__Record set__.

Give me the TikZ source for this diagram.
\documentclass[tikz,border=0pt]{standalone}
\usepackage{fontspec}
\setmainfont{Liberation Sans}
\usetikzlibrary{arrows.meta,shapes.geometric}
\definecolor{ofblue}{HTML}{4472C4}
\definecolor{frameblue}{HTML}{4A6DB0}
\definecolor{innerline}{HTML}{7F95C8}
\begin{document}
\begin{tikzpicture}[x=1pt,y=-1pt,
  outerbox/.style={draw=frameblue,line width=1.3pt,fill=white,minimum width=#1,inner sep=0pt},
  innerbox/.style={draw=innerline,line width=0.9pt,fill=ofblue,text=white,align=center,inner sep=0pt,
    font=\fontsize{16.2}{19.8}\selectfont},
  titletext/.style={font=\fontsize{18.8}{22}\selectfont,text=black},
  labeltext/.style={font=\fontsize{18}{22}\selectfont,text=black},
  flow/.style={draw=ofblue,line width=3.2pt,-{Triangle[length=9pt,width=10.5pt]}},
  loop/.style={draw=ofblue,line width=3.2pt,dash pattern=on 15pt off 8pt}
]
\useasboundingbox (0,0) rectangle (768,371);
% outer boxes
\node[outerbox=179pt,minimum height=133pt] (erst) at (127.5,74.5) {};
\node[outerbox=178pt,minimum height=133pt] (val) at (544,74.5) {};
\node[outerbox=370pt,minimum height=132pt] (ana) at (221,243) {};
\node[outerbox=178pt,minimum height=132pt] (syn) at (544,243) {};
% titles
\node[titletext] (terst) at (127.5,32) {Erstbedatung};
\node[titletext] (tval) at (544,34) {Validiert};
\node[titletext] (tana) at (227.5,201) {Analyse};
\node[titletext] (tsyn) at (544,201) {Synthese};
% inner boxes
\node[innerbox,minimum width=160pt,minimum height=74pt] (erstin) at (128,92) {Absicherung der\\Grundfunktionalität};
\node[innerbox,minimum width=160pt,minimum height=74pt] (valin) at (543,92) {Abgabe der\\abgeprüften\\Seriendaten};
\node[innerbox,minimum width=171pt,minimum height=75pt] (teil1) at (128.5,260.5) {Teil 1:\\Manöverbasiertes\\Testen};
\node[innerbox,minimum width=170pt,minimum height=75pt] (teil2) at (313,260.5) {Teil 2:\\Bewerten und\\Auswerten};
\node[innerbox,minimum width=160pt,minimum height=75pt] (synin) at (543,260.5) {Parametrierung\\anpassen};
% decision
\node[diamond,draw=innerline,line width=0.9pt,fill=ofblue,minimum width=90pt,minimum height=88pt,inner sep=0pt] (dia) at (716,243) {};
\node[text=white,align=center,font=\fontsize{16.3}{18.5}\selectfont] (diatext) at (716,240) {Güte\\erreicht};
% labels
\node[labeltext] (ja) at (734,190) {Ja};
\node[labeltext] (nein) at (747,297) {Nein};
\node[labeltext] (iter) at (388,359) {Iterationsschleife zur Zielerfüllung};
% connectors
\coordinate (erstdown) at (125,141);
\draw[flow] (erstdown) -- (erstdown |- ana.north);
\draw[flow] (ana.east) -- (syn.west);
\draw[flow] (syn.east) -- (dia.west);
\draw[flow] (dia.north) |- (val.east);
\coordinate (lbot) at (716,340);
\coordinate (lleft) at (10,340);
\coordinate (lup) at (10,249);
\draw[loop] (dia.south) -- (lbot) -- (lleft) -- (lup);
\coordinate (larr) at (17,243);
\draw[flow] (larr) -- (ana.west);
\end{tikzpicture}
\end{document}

==

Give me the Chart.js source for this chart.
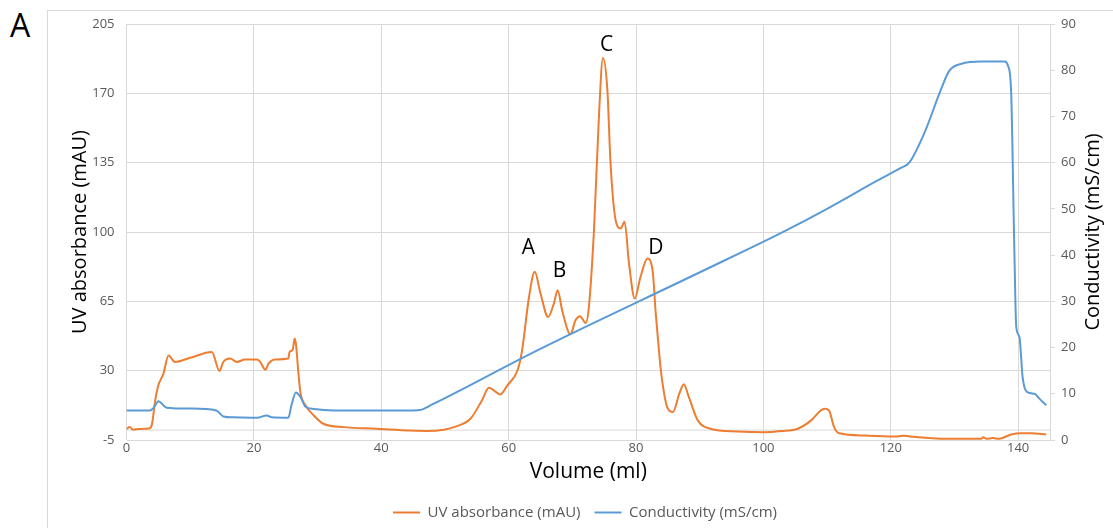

...

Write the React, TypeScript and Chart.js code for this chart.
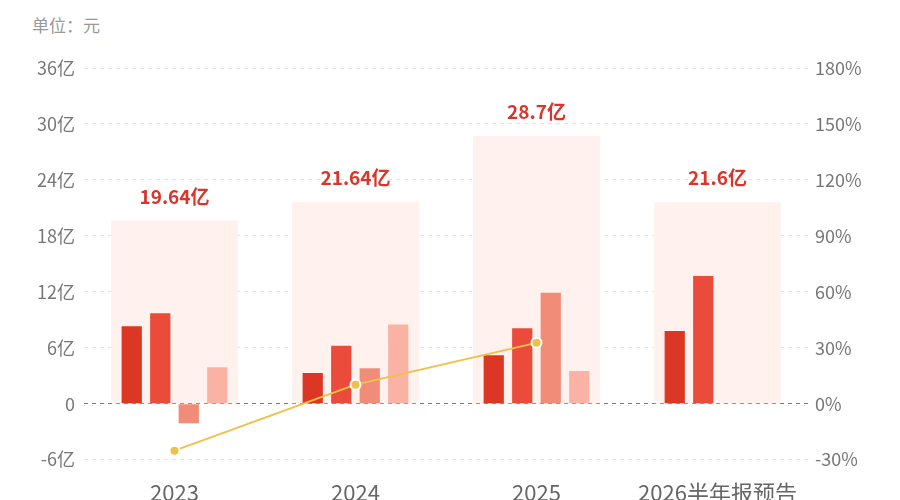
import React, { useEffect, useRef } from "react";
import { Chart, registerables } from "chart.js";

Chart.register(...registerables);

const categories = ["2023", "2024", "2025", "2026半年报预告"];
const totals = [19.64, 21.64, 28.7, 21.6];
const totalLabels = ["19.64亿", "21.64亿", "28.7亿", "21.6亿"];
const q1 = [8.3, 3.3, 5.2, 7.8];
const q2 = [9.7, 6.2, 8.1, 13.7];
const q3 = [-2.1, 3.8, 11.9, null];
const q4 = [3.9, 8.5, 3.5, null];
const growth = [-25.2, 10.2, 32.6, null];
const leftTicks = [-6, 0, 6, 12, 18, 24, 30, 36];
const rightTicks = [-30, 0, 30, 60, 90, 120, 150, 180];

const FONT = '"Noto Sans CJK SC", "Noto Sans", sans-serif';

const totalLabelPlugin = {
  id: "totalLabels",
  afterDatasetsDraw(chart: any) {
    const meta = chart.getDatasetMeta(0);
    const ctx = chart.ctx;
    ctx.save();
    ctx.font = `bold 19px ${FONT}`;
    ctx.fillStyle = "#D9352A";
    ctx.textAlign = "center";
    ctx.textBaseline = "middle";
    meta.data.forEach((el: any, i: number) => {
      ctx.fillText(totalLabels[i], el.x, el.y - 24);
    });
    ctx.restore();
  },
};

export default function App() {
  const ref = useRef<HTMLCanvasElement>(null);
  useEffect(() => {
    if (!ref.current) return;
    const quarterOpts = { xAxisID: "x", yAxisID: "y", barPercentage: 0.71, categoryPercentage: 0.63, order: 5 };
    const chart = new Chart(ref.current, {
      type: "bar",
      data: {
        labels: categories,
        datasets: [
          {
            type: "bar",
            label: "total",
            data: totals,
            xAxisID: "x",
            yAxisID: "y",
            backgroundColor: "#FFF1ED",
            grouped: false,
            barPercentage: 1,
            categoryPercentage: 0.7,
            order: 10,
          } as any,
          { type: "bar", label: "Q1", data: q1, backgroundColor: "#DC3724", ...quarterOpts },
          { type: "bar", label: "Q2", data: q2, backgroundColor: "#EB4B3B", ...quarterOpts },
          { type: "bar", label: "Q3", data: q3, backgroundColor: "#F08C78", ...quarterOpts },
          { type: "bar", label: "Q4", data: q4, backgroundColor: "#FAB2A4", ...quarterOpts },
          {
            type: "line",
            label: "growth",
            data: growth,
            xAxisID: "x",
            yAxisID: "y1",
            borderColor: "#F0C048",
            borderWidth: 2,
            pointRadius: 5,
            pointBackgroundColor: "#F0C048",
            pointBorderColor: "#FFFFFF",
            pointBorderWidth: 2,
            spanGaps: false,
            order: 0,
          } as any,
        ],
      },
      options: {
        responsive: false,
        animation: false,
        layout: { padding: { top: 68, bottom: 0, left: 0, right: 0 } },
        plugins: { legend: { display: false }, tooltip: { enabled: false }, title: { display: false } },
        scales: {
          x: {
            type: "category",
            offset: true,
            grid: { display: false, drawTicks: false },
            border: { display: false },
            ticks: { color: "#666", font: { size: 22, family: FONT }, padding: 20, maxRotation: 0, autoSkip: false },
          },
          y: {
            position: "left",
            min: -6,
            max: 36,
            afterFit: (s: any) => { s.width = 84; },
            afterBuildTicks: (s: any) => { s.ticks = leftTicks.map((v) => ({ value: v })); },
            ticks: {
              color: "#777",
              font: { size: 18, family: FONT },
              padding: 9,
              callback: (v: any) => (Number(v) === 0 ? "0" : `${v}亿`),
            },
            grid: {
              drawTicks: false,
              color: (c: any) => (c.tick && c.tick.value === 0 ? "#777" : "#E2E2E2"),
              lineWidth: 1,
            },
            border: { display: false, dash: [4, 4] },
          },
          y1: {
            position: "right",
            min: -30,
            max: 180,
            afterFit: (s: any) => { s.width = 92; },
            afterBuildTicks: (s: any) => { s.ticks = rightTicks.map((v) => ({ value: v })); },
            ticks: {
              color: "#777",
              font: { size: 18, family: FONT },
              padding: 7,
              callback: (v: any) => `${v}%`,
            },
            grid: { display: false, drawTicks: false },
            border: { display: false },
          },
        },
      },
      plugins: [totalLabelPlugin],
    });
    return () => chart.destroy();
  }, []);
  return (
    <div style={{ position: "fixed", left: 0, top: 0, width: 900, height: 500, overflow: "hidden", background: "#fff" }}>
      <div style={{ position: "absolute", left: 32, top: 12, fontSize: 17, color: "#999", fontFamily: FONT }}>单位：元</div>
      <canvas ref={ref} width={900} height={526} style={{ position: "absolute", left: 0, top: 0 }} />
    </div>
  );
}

__Requirements__.
Look above for the line with "Write the React, TypeScript", then print it and each line after it down to and including the line with "Chart.register(...registerables);". Leave out the pictures and keep the wording exact.

__Response__.
Write the React, TypeScript and Chart.js code for this chart.
import React, { useEffect, useRef } from "react";
import { Chart, registerables } from "chart.js";

Chart.register(...registerables);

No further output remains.